┏━━

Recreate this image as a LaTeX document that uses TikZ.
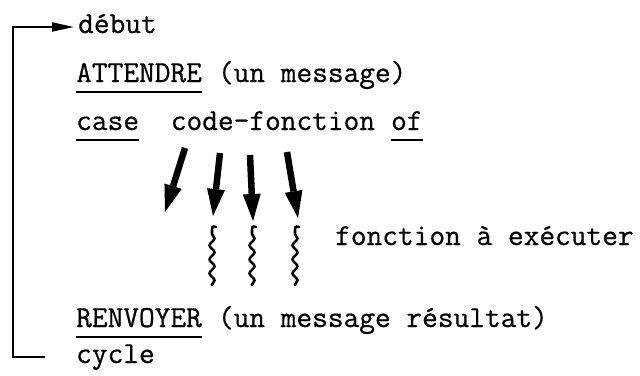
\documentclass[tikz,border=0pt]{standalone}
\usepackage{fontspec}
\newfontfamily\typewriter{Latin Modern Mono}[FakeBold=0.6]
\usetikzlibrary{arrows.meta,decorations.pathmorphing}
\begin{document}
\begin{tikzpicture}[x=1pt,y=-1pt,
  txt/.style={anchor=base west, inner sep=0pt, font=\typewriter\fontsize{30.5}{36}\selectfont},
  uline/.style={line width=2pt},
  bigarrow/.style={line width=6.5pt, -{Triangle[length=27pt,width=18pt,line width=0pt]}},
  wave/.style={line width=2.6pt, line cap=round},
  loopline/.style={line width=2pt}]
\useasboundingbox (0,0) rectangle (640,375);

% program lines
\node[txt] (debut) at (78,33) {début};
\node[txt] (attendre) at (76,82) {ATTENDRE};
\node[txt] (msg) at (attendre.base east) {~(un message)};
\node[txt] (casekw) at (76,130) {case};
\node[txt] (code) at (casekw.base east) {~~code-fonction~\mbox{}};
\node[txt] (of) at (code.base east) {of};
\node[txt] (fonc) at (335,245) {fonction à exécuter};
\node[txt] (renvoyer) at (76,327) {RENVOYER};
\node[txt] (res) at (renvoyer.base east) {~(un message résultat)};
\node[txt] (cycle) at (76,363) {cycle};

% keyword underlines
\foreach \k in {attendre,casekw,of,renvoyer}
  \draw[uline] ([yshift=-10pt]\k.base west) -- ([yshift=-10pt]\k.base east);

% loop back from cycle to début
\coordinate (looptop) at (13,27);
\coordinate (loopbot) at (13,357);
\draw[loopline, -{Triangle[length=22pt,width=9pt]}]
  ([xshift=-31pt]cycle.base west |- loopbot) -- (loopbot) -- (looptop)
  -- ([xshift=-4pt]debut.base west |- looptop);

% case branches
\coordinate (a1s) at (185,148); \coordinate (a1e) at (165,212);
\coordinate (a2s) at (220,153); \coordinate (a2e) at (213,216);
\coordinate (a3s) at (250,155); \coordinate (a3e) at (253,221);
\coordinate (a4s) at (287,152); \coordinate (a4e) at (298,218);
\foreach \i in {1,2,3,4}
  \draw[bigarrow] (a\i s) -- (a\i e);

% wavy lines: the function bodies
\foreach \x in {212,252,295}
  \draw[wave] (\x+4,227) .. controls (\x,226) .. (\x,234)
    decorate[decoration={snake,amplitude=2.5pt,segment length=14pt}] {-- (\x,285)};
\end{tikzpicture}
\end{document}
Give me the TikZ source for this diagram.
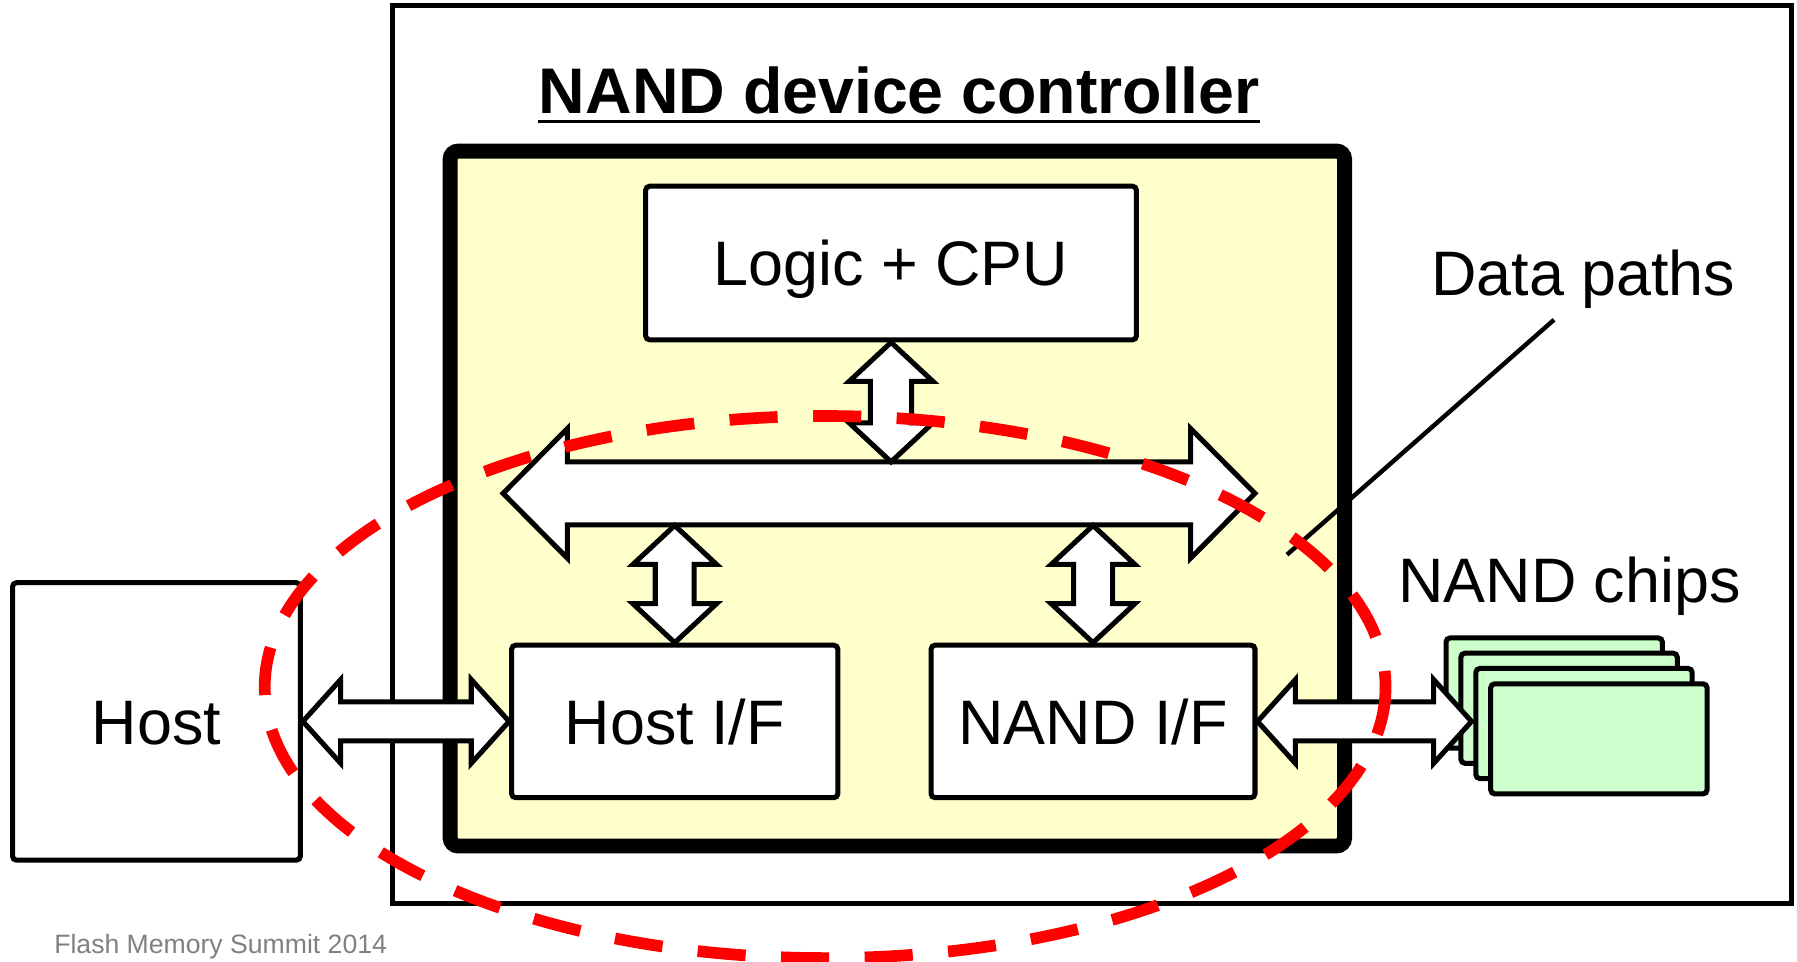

┗━━

▶ [Problem] Which lines hold the string "this"? List them all.

▶ [Solution below]
Recreate this image as a LaTeX document that uses TikZ.
Give me the TikZ source for this diagram.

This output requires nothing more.